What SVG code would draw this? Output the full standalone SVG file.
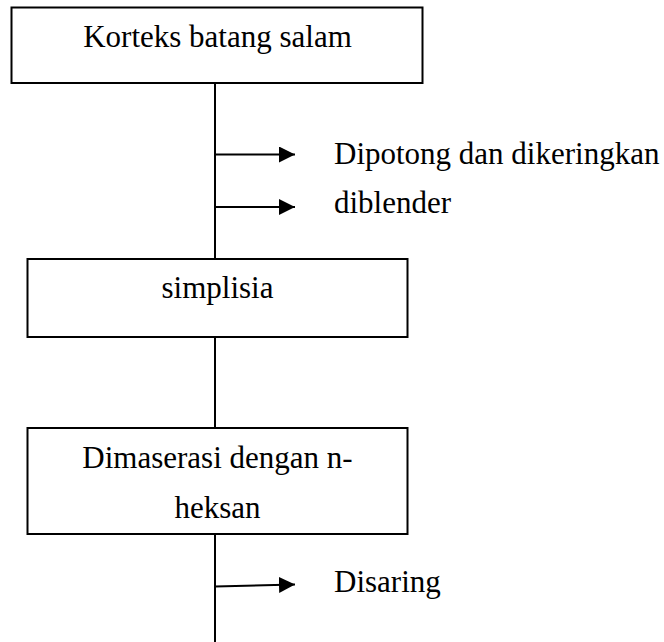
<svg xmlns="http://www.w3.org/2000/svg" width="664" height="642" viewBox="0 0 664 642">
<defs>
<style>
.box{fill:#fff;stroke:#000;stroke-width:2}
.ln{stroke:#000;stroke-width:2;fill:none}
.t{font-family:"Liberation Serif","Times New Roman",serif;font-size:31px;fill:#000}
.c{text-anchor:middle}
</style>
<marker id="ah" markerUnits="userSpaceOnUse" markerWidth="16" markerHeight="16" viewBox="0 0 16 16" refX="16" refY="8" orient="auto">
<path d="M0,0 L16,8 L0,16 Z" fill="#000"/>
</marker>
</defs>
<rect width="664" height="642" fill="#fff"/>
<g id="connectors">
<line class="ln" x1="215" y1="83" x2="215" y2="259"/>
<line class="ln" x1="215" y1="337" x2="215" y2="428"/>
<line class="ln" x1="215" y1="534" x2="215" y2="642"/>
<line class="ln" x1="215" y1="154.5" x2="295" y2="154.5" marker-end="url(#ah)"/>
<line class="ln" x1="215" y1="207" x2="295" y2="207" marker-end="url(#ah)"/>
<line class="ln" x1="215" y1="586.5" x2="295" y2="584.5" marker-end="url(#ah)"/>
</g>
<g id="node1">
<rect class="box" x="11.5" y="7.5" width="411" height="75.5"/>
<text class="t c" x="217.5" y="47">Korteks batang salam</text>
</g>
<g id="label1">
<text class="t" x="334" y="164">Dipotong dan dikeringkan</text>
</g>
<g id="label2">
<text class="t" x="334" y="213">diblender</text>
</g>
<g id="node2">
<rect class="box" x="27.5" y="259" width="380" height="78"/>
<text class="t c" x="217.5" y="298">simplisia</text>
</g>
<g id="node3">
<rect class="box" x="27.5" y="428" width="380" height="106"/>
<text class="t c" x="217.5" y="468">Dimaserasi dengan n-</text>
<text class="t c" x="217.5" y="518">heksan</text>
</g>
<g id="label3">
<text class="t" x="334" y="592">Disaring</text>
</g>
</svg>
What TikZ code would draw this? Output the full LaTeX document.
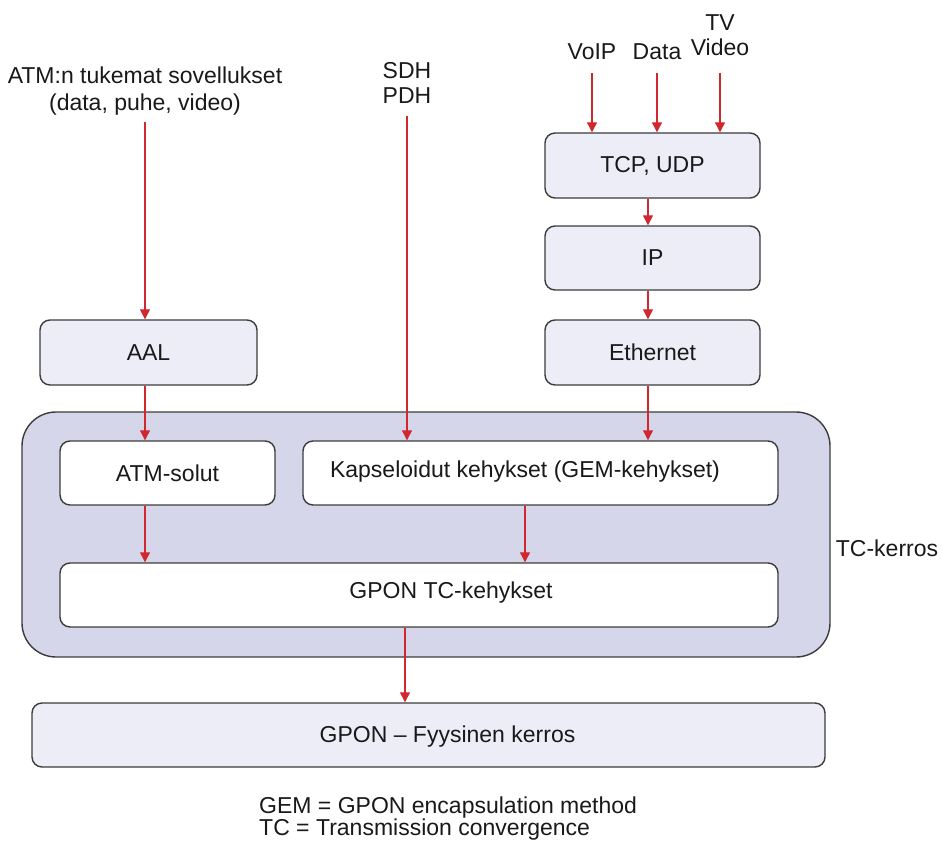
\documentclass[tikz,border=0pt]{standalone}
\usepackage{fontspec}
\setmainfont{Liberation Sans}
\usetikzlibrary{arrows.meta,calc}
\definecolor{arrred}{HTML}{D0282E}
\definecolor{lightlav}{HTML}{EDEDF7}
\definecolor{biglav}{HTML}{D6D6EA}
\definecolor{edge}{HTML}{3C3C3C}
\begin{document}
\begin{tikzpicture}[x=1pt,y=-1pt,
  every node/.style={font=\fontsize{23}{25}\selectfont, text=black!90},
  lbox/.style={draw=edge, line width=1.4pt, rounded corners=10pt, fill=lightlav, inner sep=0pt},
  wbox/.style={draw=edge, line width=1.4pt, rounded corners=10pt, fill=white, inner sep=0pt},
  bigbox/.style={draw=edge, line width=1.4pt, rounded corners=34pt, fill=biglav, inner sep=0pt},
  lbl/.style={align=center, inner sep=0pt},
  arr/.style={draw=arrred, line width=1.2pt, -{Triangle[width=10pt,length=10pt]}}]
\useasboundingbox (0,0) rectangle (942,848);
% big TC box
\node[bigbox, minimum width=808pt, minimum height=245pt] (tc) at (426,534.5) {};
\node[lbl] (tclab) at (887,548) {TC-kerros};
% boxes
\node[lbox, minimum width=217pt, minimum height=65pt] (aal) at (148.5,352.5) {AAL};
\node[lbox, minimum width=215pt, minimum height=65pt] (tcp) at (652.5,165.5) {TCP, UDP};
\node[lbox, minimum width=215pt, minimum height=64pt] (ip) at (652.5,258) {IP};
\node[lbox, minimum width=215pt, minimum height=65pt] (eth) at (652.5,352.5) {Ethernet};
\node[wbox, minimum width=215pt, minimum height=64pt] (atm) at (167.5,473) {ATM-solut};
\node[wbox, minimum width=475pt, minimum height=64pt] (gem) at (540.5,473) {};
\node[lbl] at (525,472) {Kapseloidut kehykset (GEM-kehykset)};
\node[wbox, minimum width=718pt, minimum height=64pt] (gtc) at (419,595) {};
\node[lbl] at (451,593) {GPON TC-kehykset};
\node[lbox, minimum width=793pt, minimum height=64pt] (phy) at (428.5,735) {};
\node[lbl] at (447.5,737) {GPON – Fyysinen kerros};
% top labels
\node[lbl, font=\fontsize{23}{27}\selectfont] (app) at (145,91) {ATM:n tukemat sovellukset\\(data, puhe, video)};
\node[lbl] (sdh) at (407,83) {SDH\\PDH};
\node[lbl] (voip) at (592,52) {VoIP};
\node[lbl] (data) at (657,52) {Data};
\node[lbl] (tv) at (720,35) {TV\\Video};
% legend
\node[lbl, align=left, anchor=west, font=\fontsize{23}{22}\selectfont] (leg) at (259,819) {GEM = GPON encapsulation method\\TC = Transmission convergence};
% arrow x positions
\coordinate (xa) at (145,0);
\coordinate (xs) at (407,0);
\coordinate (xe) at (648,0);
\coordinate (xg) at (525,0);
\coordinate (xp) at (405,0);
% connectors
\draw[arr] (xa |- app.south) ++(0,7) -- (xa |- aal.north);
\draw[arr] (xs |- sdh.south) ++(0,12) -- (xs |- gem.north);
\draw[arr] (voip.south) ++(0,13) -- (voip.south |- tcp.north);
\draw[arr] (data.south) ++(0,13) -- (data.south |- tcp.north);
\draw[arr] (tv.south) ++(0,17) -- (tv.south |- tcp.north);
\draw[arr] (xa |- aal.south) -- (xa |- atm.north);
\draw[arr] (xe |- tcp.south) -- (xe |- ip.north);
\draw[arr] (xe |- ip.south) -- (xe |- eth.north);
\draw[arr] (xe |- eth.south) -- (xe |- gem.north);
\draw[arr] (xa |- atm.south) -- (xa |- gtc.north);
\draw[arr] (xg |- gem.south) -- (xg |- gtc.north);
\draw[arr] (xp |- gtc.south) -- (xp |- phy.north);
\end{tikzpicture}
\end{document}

* * * * * * * * *

Count each line of the entries that holds the word "this", then state the total and nothing more.

2